I sympathize with the frazzled Israeli diplomats who argue that halting U.S. aid to Egypt could endanger Israeli-Palestinian talks. Those talks are the only Mideast issue the Obama administration has shown any real interest in, and good salesmen always try to frame their pitch to appeal to their listeners’ interests. The argument is even correct, as far as it goes: The ousted Muslim Brotherhood government did back Hamas against the Palestinian Authority, while the current military government backs the PA against Hamas; that’s why the PA lauded the coup while Hamas denounced it.
Nevertheless, given that the talks haven’t a prayer of succeeding, backing Egypt’s military coup for their sake would be ridiculous. A much better argument, if anyone in Washington is still capable of hearing it, is the one Haaretz columnist Chemi Shalev makes today: Not backing the coup could reverse one of America’s biggest foreign policy achievements of the 1970s–flipping Egypt, Saudi Arabia, and other Arab states from the Soviet to the American camp. Today, Shalev warns, Saudi Arabia is begging Washington to support the coup, and refusing might send it and America’s other Arab clients straight back into Russia’s orbit:
To help make their point, the Saudis might attach the once-unthinkable photo of the meeting held earlier this month between their own Prince Bandar and a smiling Vladimir Putin. The Russian President, after all, has a proven track record in Syria of standing by an ally, even one who massacres his opponents by the tens of thousands. If Cairo turns to Moscow, Washington would be hard put to recover from the political black eye and the regional loss of face.
Actually, almost any rational Mideast player today (Israel excepted) would rather have Moscow and Tehran as backers than Washington. Between them, Russia and Iran have supported their Syrian client with arms, diplomatic cover, money, and troops, while America has given the Syrian rebels nothing but empty rhetorical support. America has also done virtually nothing to help NATO ally Turkey, which has suffered both cross-border violence and a massive influx of Syrian refugees, even though Turkey’s prime minister is one of Obama’s favorite world leaders. Nor has it done much to help longstanding ally Jordan cope with the influx of refugees that threatens to overwhelm it.

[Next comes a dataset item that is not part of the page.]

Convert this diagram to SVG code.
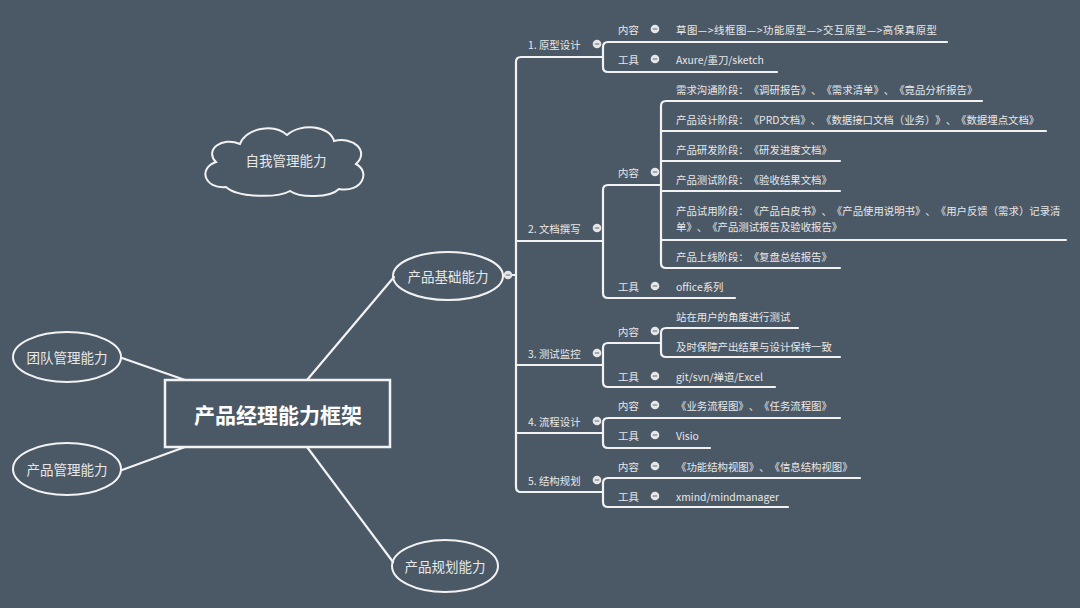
<svg xmlns="http://www.w3.org/2000/svg" width="1080" height="608" viewBox="0 0 1080 608">
<style>
text{text-spacing-trim:space-all}
.t{font-family:"Noto Sans CJK SC","Noto Sans",sans-serif;font-size:10.4px;fill:#e8e8e8;dominant-baseline:central}
.e{font-family:"Noto Sans CJK SC","Noto Sans",sans-serif;font-size:13.5px;fill:#e8e8e8;dominant-baseline:central;text-anchor:middle}
.ln{fill:none;stroke:#f2f2f2;stroke-width:2.2;stroke-linecap:round;stroke-linejoin:round}
.sh{fill:none;stroke:#f2f2f2;stroke-width:2}
.tg{fill:#e6e6e6}
.tm{stroke:#7d8894;stroke-width:1.3}
</style>
<defs>
<g id="tog"><circle r="4.3" class="tg"/><line x1="-2.2" x2="2.2" y1="0" y2="0" class="tm"/></g>
</defs>
<rect width="1080" height="608" fill="#4b5967"/>

<g id="connectors">
<line class="ln" x1="307" y1="380" x2="394" y2="277"/>
<line class="ln" x1="122" y1="358" x2="185" y2="380"/>
<line class="ln" x1="122" y1="470" x2="185" y2="447"/>
<line class="ln" x1="307" y1="447" x2="393" y2="562"/>
<line class="ln" x1="503" y1="275" x2="516" y2="275"/>
<path class="ln" d="M603 57 H521 Q516 57 516 62 V487 Q516 492 521 492 H603"/>
<path class="ln" d="M516 241 H603 M516 365 H603 M516 433 H603"/>
<path class="ln" d="M947 42 H608 Q603 42 603 47 V67 Q603 72 608 72 H777"/>
<path class="ln" d="M661 185 H608 Q603 185 603 190 V293 Q603 298 608 298 H735"/>
<path class="ln" d="M982 101 H666 Q661 101 661 106 V263 Q661 268 666 268 H840"/>
<path class="ln" d="M661 131 H1046 M661 161 H840 M661 191 H840 M661 240 H1066"/>
<path class="ln" d="M661 343 H608 Q603 343 603 348 V382 Q603 387 608 387 H775"/>
<path class="ln" d="M798 328 H666 Q661 328 661 333 V352 Q661 357 666 357 H840"/>
<path class="ln" d="M840 418 H608 Q603 418 603 423 V443 Q603 448 608 448 H710"/>
<path class="ln" d="M860 478 H608 Q603 478 603 483 V502 Q603 507 608 507 H788"/>
</g>

<g id="center">
<rect x="165" y="380" width="225" height="67" fill="#4b5967" stroke="#f2f2f2" stroke-width="2.5"/>
<text x="278" y="414" font-family="'Noto Sans CJK SC','Noto Sans',sans-serif" font-size="21" font-weight="bold" fill="#ffffff" text-anchor="middle" dominant-baseline="central">产品经理能力框架</text>
</g>

<g id="self">
<path class="sh" d="M226 187 C204 189 198 168 216 162 C204 150 222 136 240 144 C246 128 274 123 287 135 C300 123 330 125 334 141 C353 136 370 151 356 164 C371 172 362 193 339 189 C330 198 300 198 290 191 C278 198 238 198 226 187 Z"/>
<text class="e" x="286" y="160" font-size="16.5">自我管理能力</text>
</g>

<g id="team">
<ellipse class="sh" cx="67" cy="357" rx="54" ry="25"/>
<text class="e" x="67" y="357">团队管理能力</text>
</g>
<g id="pm">
<ellipse class="sh" cx="67" cy="469" rx="54" ry="26"/>
<text class="e" x="67" y="469">产品管理能力</text>
</g>
<g id="plan">
<ellipse class="sh" cx="445" cy="566" rx="53" ry="26"/>
<text class="e" x="445" y="566">产品规划能力</text>
</g>
<g id="basic">
<ellipse class="sh" cx="448" cy="276" rx="55" ry="24"/>
<text class="e" x="448" y="276">产品基础能力</text>
<use href="#tog" x="508" y="275"/>
</g>

<g id="b1">
<text class="t" x="528" y="44">1. 原型设计</text>
<use href="#tog" x="597" y="44"/>
<text class="t" x="618" y="29">内容</text>
<use href="#tog" x="655" y="29"/>
<text class="t" x="676" y="29" font-size="10.8" textLength="261" lengthAdjust="spacing">草图—&gt;线框图—&gt;功能原型—&gt;交互原型—&gt;高保真原型</text>
<text class="t" x="618" y="59">工具</text>
<use href="#tog" x="655" y="59"/>
<text class="t" x="676" y="59">Axure/墨刀/sketch</text>
</g>

<g id="b2">
<text class="t" x="528" y="228">2. 文档撰写</text>
<use href="#tog" x="597" y="228"/>
<text class="t" x="618" y="172">内容</text>
<use href="#tog" x="655" y="172"/>
<text class="t" x="676" y="89">需求沟通阶段：《调研报告》、《需求清单》、《竟品分析报告》</text>
<text class="t" x="676" y="119">产品设计阶段：《PRD文档》、《数据接口文档（业务）》、《数据埋点文档》</text>
<text class="t" x="676" y="149">产品研发阶段：《研发进度文档》</text>
<text class="t" x="676" y="179">产品测试阶段：《验收结果文档》</text>
<text class="t" x="676" y="210" font-size="10.2">产品试用阶段：《产品白皮书》、《产品使用说明书》、《用户反馈（需求）记录清</text>
<text class="t" x="676" y="226" font-size="10.2">单》、《产品测试报告及验收报告》</text>
<text class="t" x="676" y="256">产品上线阶段：《复盘总结报告》</text>
<text class="t" x="618" y="286">工具</text>
<use href="#tog" x="655" y="286"/>
<text class="t" x="676" y="286">office系列</text>
</g>

<g id="b3">
<text class="t" x="528" y="353">3. 测试监控</text>
<use href="#tog" x="597" y="353"/>
<text class="t" x="618" y="331">内容</text>
<use href="#tog" x="655" y="331"/>
<text class="t" x="676" y="316">站在用户的角度进行测试</text>
<text class="t" x="676" y="346">及时保障产出结果与设计保持一致</text>
<text class="t" x="618" y="376">工具</text>
<use href="#tog" x="655" y="376"/>
<text class="t" x="676" y="376">git/svn/禅道/Excel</text>
</g>

<g id="b4">
<text class="t" x="528" y="421">4. 流程设计</text>
<use href="#tog" x="597" y="421"/>
<text class="t" x="618" y="405">内容</text>
<use href="#tog" x="655" y="405"/>
<text class="t" x="676" y="405">《业务流程图》、《任务流程图》</text>
<text class="t" x="618" y="435">工具</text>
<use href="#tog" x="655" y="435"/>
<text class="t" x="676" y="435">Visio</text>
</g>

<g id="b5">
<text class="t" x="528" y="480">5. 结构规划</text>
<use href="#tog" x="597" y="480"/>
<text class="t" x="618" y="466">内容</text>
<use href="#tog" x="655" y="466"/>
<text class="t" x="676" y="466">《功能结构视图》、《信息结构视图》</text>
<text class="t" x="618" y="496">工具</text>
<use href="#tog" x="655" y="496"/>
<text class="t" x="676" y="496">xmind/mindmanager</text>
</g>
</svg>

Granted, Riyadh and its allies would be reluctant to share Russia’s patronage with Iran, which they loathe; they also remember who sent troops to protect them when Saddam Hussein invaded Kuwait in 1990. But Washington’s current passivity is making Saudi Arabia fear that America has become a broken reed; hence its feelers to Russia, via the Bandar-Putin meeting. If Washington now abandons Egypt, that could be the straw that breaks the camel’s back. And if Riyadh leaves the American camp, Egypt would swiftly follow suit.
Once, American politicians on both sides of the aisle understood that America has interests as well as values, and that sometimes, the only choices are between two evils. As an example, Shalev aptly cites America’s alliance with the Soviets during World War II. And currently, as Jonathan has argued repeatedly, Egypt’s army is the lesser evil compared to the radical Islamists of the Brotherhood.
But today, leading Republican foreign-policy voices like John McCain and Lindsey Graham are joining leading Democrats to demand that Obama jettison American interests in favor of a “clean hands” policy: We don’t care what becomes of the Middle East as long as we can dissociate ourselves from the violence.
If Obama succumbs to these demands, he will set America’s position in the Mideast back 40 years–to a time when it had no allies at all among countries that remain vital to global energy supplies.